Washington, September 18, 2019

Washington, D.C.— Today, House Small Business Committee Chairwoman Nydia M. Velázquez (D-NY) gathered members of the small business community to discuss their experiences with the Small Business Administration’s 8(a) program. The 8(a) program was created by Congress to help disadvantaged businesses compete in the federal procurement space and to level the playing field when it comes to government contracting. 

“Throughout our nation’s history, minorities have faced discrimination, making it harder for them to gain traction in many parts of the economy. Consequently, the path to starting and running a business for minority entrepreneurs has been difficult,”  said Chairwoman Velázquez. “The 8(a) program was designed to address these challenges by improving minority-owned firms’ ability to compete for federal contracts.”

The 8(a) program was created in 1978 to give the SBA statutory authority to serve minority-owned businesses explicitly. The program provides small businesses owned by one or more socially economically disadvantaged individuals with a range of benefits. These benefits include the chance to compete for set-aside and sole-source contracts, management and technical assistance, and access to the SBA’s mentor-protégé program. In fiscal year 2017, Federal agencies awarded $16.3 billion, or 3.7 percent of total small business eligible Federal contracting dollars using 8(a) sole-source and set-aside contracts. 

However, in recent years, there has been a marked decrease in the number of small businesses participating in the program. In 2010 there were 7,000 8(a) participants, yet by 2016, there were only 4,900 8(a) certified firms. To boost the number of small business participants, the SBA streamlined its application process in 2016. This streamlining has yet to lead to a significant increase in 8(a) certifications, but critics say that it has created oversight issues within the program. The Office of the Inspector General found that the new processes created gaps in SBA oversight when it comes to determining the eligibility of small businesses for 8(a). 

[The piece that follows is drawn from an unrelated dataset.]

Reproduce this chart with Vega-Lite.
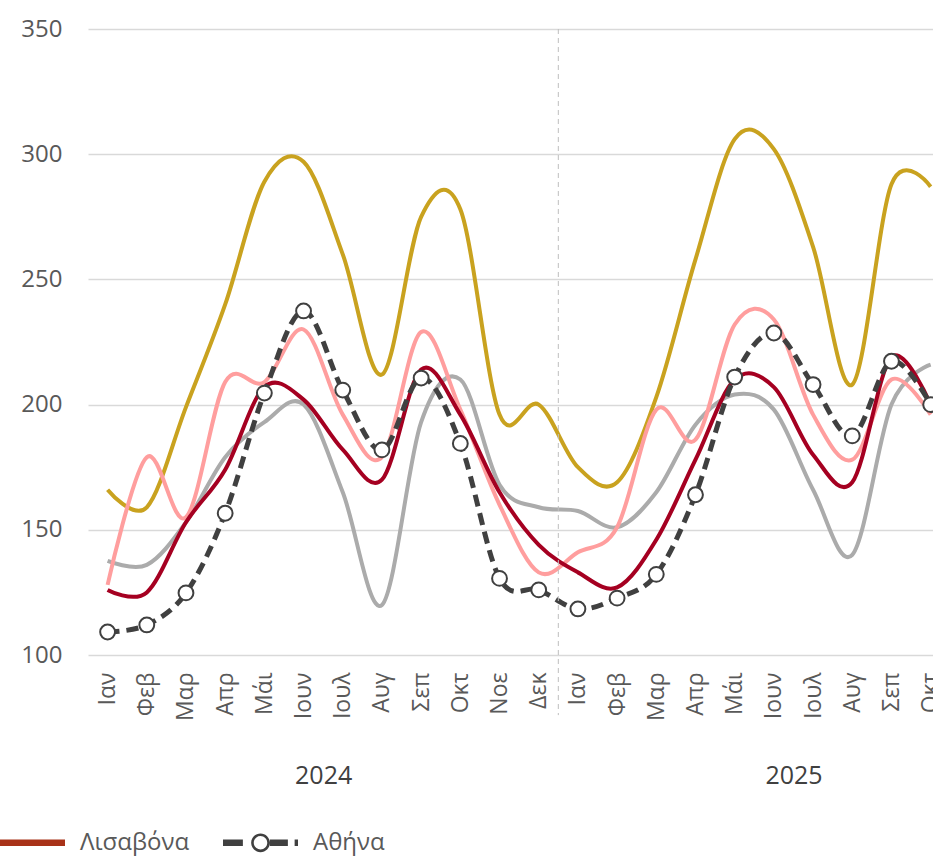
{
  "$schema": "https://vega.github.io/schema/vega-lite/v6.json",
  "width": 845,
  "height": 626,
  "autosize": {"type": "none"},
  "padding": {"left": 88, "top": 29, "right": 0, "bottom": 205},
  "background": "white",
  "config": {"view": {"stroke": null}, "font": "Open Sans"},
  "datasets": {
    "series": [
      {"city": "Βαρκελώνη", "t": 0, "v": 166}, {"city": "Βαρκελώνη", "t": 1, "v": 159}, {"city": "Βαρκελώνη", "t": 2, "v": 199}, {"city": "Βαρκελώνη", "t": 3, "v": 240}, {"city": "Βαρκελώνη", "t": 4, "v": 289}, {"city": "Βαρκελώνη", "t": 5, "v": 297}, {"city": "Βαρκελώνη", "t": 6, "v": 260}, {"city": "Βαρκελώνη", "t": 7, "v": 212}, {"city": "Βαρκελώνη", "t": 8, "v": 275}, {"city": "Βαρκελώνη", "t": 9, "v": 278}, {"city": "Βαρκελώνη", "t": 10, "v": 196}, {"city": "Βαρκελώνη", "t": 11, "v": 200},
      {"city": "Βαρκελώνη", "t": 12, "v": 175}, {"city": "Βαρκελώνη", "t": 13, "v": 169}, {"city": "Βαρκελώνη", "t": 14, "v": 203}, {"city": "Βαρκελώνη", "t": 15, "v": 258}, {"city": "Βαρκελώνη", "t": 16, "v": 306}, {"city": "Βαρκελώνη", "t": 17, "v": 302}, {"city": "Βαρκελώνη", "t": 18, "v": 263}, {"city": "Βαρκελώνη", "t": 19, "v": 208}, {"city": "Βαρκελώνη", "t": 20, "v": 288}, {"city": "Βαρκελώνη", "t": 21, "v": 287},
      {"city": "Μαδρίτη", "t": 0, "v": 137.6}, {"city": "Μαδρίτη", "t": 1, "v": 136}, {"city": "Μαδρίτη", "t": 2, "v": 153}, {"city": "Μαδρίτη", "t": 3, "v": 179}, {"city": "Μαδρίτη", "t": 4, "v": 193}, {"city": "Μαδρίτη", "t": 5, "v": 200}, {"city": "Μαδρίτη", "t": 6, "v": 165}, {"city": "Μαδρίτη", "t": 7, "v": 120}, {"city": "Μαδρίτη", "t": 8, "v": 193}, {"city": "Μαδρίτη", "t": 9, "v": 210}, {"city": "Μαδρίτη", "t": 10, "v": 168}, {"city": "Μαδρίτη", "t": 11, "v": 159},
      {"city": "Μαδρίτη", "t": 12, "v": 157.5}, {"city": "Μαδρίτη", "t": 13, "v": 151}, {"city": "Μαδρίτη", "t": 14, "v": 165}, {"city": "Μαδρίτη", "t": 15, "v": 192}, {"city": "Μαδρίτη", "t": 16, "v": 204}, {"city": "Μαδρίτη", "t": 17, "v": 198}, {"city": "Μαδρίτη", "t": 18, "v": 166}, {"city": "Μαδρίτη", "t": 19, "v": 140}, {"city": "Μαδρίτη", "t": 20, "v": 200}, {"city": "Μαδρίτη", "t": 21, "v": 216},
      {"city": "Ρώμη", "t": 0, "v": 128}, {"city": "Ρώμη", "t": 1, "v": 179}, {"city": "Ρώμη", "t": 2, "v": 155}, {"city": "Ρώμη", "t": 3, "v": 209}, {"city": "Ρώμη", "t": 4, "v": 209}, {"city": "Ρώμη", "t": 5, "v": 230}, {"city": "Ρώμη", "t": 6, "v": 196}, {"city": "Ρώμη", "t": 7, "v": 179}, {"city": "Ρώμη", "t": 8, "v": 229}, {"city": "Ρώμη", "t": 9, "v": 198}, {"city": "Ρώμη", "t": 10, "v": 160}, {"city": "Ρώμη", "t": 11, "v": 133},
      {"city": "Ρώμη", "t": 12, "v": 141}, {"city": "Ρώμη", "t": 13, "v": 151}, {"city": "Ρώμη", "t": 14, "v": 198}, {"city": "Ρώμη", "t": 15, "v": 186}, {"city": "Ρώμη", "t": 16, "v": 232}, {"city": "Ρώμη", "t": 17, "v": 234}, {"city": "Ρώμη", "t": 18, "v": 196}, {"city": "Ρώμη", "t": 19, "v": 178}, {"city": "Ρώμη", "t": 20, "v": 210}, {"city": "Ρώμη", "t": 21, "v": 196},
      {"city": "Λισαβόνα", "t": 0, "v": 126}, {"city": "Λισαβόνα", "t": 1, "v": 125}, {"city": "Λισαβόνα", "t": 2, "v": 153}, {"city": "Λισαβόνα", "t": 3, "v": 174}, {"city": "Λισαβόνα", "t": 4, "v": 207}, {"city": "Λισαβόνα", "t": 5, "v": 202}, {"city": "Λισαβόνα", "t": 6, "v": 182}, {"city": "Λισαβόνα", "t": 7, "v": 170}, {"city": "Λισαβόνα", "t": 8, "v": 214}, {"city": "Λισαβόνα", "t": 9, "v": 196}, {"city": "Λισαβόνα", "t": 10, "v": 165}, {"city": "Λισαβόνα", "t": 11, "v": 144},
      {"city": "Λισαβόνα", "t": 12, "v": 133}, {"city": "Λισαβόνα", "t": 13, "v": 127}, {"city": "Λισαβόνα", "t": 14, "v": 146}, {"city": "Λισαβόνα", "t": 15, "v": 178}, {"city": "Λισαβόνα", "t": 16, "v": 210}, {"city": "Λισαβόνα", "t": 17, "v": 207}, {"city": "Λισαβόνα", "t": 18, "v": 180}, {"city": "Λισαβόνα", "t": 19, "v": 169}, {"city": "Λισαβόνα", "t": 20, "v": 219}, {"city": "Λισαβόνα", "t": 21, "v": 200},
      {"city": "Αθήνα", "t": 0, "v": 109.2}, {"city": "Αθήνα", "t": 1, "v": 112}, {"city": "Αθήνα", "t": 2, "v": 124.8}, {"city": "Αθήνα", "t": 3, "v": 156.6}, {"city": "Αθήνα", "t": 4, "v": 204.6}, {"city": "Αθήνα", "t": 5, "v": 237.4}, {"city": "Αθήνα", "t": 6, "v": 205.8}, {"city": "Αθήνα", "t": 7, "v": 181.9}, {"city": "Αθήνα", "t": 8, "v": 210.6}, {"city": "Αθήνα", "t": 9, "v": 184.5}, {"city": "Αθήνα", "t": 10, "v": 130.6}, {"city": "Αθήνα", "t": 11, "v": 126},
      {"city": "Αθήνα", "t": 12, "v": 118.4}, {"city": "Αθήνα", "t": 13, "v": 122.7}, {"city": "Αθήνα", "t": 14, "v": 132.2}, {"city": "Αθήνα", "t": 15, "v": 164}, {"city": "Αθήνα", "t": 16, "v": 211}, {"city": "Αθήνα", "t": 17, "v": 228.6}, {"city": "Αθήνα", "t": 18, "v": 208}, {"city": "Αθήνα", "t": 19, "v": 187.5}, {"city": "Αθήνα", "t": 20, "v": 217.3}, {"city": "Αθήνα", "t": 21, "v": 200}
    ],
    "sep": [{"t": 11.5}]
  },
  "layer": [
    {
      "data": {"name": "series"},
      "transform": [{"filter": "datum.city != 'Αθήνα'"}],
      "mark": {"type": "line", "interpolate": "cardinal", "strokeWidth": 4},
      "encoding": {
        "x": {
          "field": "t", "type": "quantitative",
          "scale": {"domain": [-0.5, 21.06], "nice": false, "zero": false},
          "axis": {
            "orient": "bottom",
            "values": [0,1,2,3,4,5,6,7,8,9,10,11,12,13,14,15,16,17,18,19,20,21],
            "labelExpr": "['Ιαν','Φεβ','Μαρ','Απρ','Μάι','Ιουν','Ιουλ','Αυγ','Σεπ','Οκτ','Νοε','Δεκ'][datum.value % 12]",
            "labelAngle": -90, "labelFontSize": 23, "labelColor": "#595959",
            "labelPadding": 17, "ticks": false, "tickSize": 0, "domain": false, "grid": false,
            "title": null, "labelOverlap": false, "labelBound": false, "labelFlush": false
          }
        },
        "y": {
          "field": "v", "type": "quantitative",
          "scale": {"domain": [100, 350], "nice": false, "zero": false},
          "axis": {
            "values": [100, 150, 200, 250, 300, 350],
            "labelFontSize": 24, "labelColor": "#595959", "labelPadding": 26,
            "ticks": false, "tickSize": 0, "domain": false, "grid": true,
            "gridColor": "#D9D9D9", "gridWidth": 1.5, "title": null
          }
        },
        "color": {
          "field": "city", "type": "nominal",
          "scale": {
            "domain": ["Βαρκελώνη", "Μαδρίτη", "Ρώμη", "Λισαβόνα", "Αθήνα"],
            "range": ["#C9A21F", "#ABABAB", "#FF9E9E", "#A50021", "#404040"]
          },
          "legend": {
            "values": ["Λισαβόνα", "Αθήνα"],
            "orient": "none", "legendX": -98, "legendY": 776, "direction": "horizontal",
            "title": null, "symbolSize": 5625, "labelFontSize": 24, "labelColor": "#595959",
            "labelOffset": 15, "columnPadding": 33, "symbolStrokeWidth": 0,
            "encode": {
              "symbols": {
                "update": {
                  "shape": {"signal": "datum.value === 'Αθήνα' ? 'M-1,-0.085H-0.47V0.085H-1Z M0.25,-0.085H0.73V0.085H0.25Z M0.91,-0.085H1V0.085H0.91Z M-0.25,0A0.25,0.25 0 1,1 0.25,0A0.25,0.25 0 1,1 -0.25,0Z M-0.18,0A0.18,0.18 0 1,0 0.18,0A0.18,0.18 0 1,0 -0.18,0Z' : 'M-1,-0.085H1V0.085H-1Z'"},
                  "fill": {"signal": "datum.value === 'Αθήνα' ? '#404040' : '#A83218'"},
                  "stroke": {"value": "transparent"},
                  "strokeWidth": {"value": 0},
                  "opacity": {"value": 1}
                }
              }
            }
          }
        }
      }
    },
    {
      "data": {"name": "series"},
      "transform": [{"filter": "datum.city == 'Αθήνα'"}],
      "mark": {"type": "line", "interpolate": "cardinal", "strokeWidth": 5, "strokeDash": [12, 7]},
      "encoding": {
        "x": {"field": "t", "type": "quantitative", "scale": {"domain": [-0.5, 21.06], "nice": false, "zero": false}, "axis": null},
        "y": {"field": "v", "type": "quantitative"},
        "color": {"field": "city", "type": "nominal"}
      }
    },
    {
      "data": {"name": "series"},
      "transform": [{"filter": "datum.city == 'Αθήνα'"}],
      "mark": {"type": "point", "filled": true, "fill": "white", "stroke": "#404040", "strokeWidth": 2, "size": 220, "opacity": 1},
      "encoding": {
        "x": {"field": "t", "type": "quantitative", "scale": {"domain": [-0.5, 21.06], "nice": false, "zero": false}, "axis": null},
        "y": {"field": "v", "type": "quantitative"}
      }
    },
    {
      "data": {"name": "sep"},
      "mark": {"type": "rule", "color": "#BFBFBF", "strokeWidth": 1, "strokeDash": [5, 4]},
      "encoding": {
        "x": {
          "field": "t", "type": "quantitative",
          "scale": {"domain": [-0.5, 21.06], "nice": false, "zero": false},
          "axis": {
            "orient": "bottom",
            "values": [5.5, 17.5],
            "labelExpr": "datum.value < 12 ? '2024' : '2025'",
            "labelAngle": 0, "labelFontSize": 25, "labelColor": "#404040",
            "labelPadding": 108, "ticks": false, "tickSize": 0, "domain": false, "grid": false,
            "title": null, "labelBound": false, "labelFlush": false, "labelOverlap": false
          }
        },
        "y": {"datum": 350},
        "y2": {"datum": 76}
      }
    }
  ],
  "resolve": {"axis": {"x": "independent"}}
}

The hearing gave members the chance to better understand the issues surrounding the 8(a) program and to hear from small business owners about how Congress can improve the program. 

“The 8(a) Program has decreased in recent years,” said Ralph C. Thomas III, Executive Director Emeritus of the National Association of Minority Contractors.  “It has gone down from more than 7000 participants in the Program to less than 5000 today. In today’s super competitive government contractor environment that dilemma makes no sense.”

“I still trust and believe the core of the program is to give small businesses the access we need,” said Dottie Li, Founder and CEO TransPacific Communications in Cheverly, MD. “On the operation side there are areas for improvement, to be more fine-tuned, redesigned and reworked to make it run better and more efficient.”

“Even though the 8a program is not a solution to American’s inequality, it is a tool to assist minorities start and grow businesses,” said Clarence McAllister, CEO of Fortis Networks in Phoenix, AZ. “Minority businessowners are more likely to hire other minorities and help their communities. Minority businessowners set the example of what is possible when the media only highlights sports and entertainment as the path out of poverty for most minority youths.”

“The 8(a) program is a core initiative of the Small Business Administration,” said Chairwoman Velázquez. “Now, just as it was 40 years ago when it was established, it remains equally important and that’s why I’m committed to making sure it works as intended.”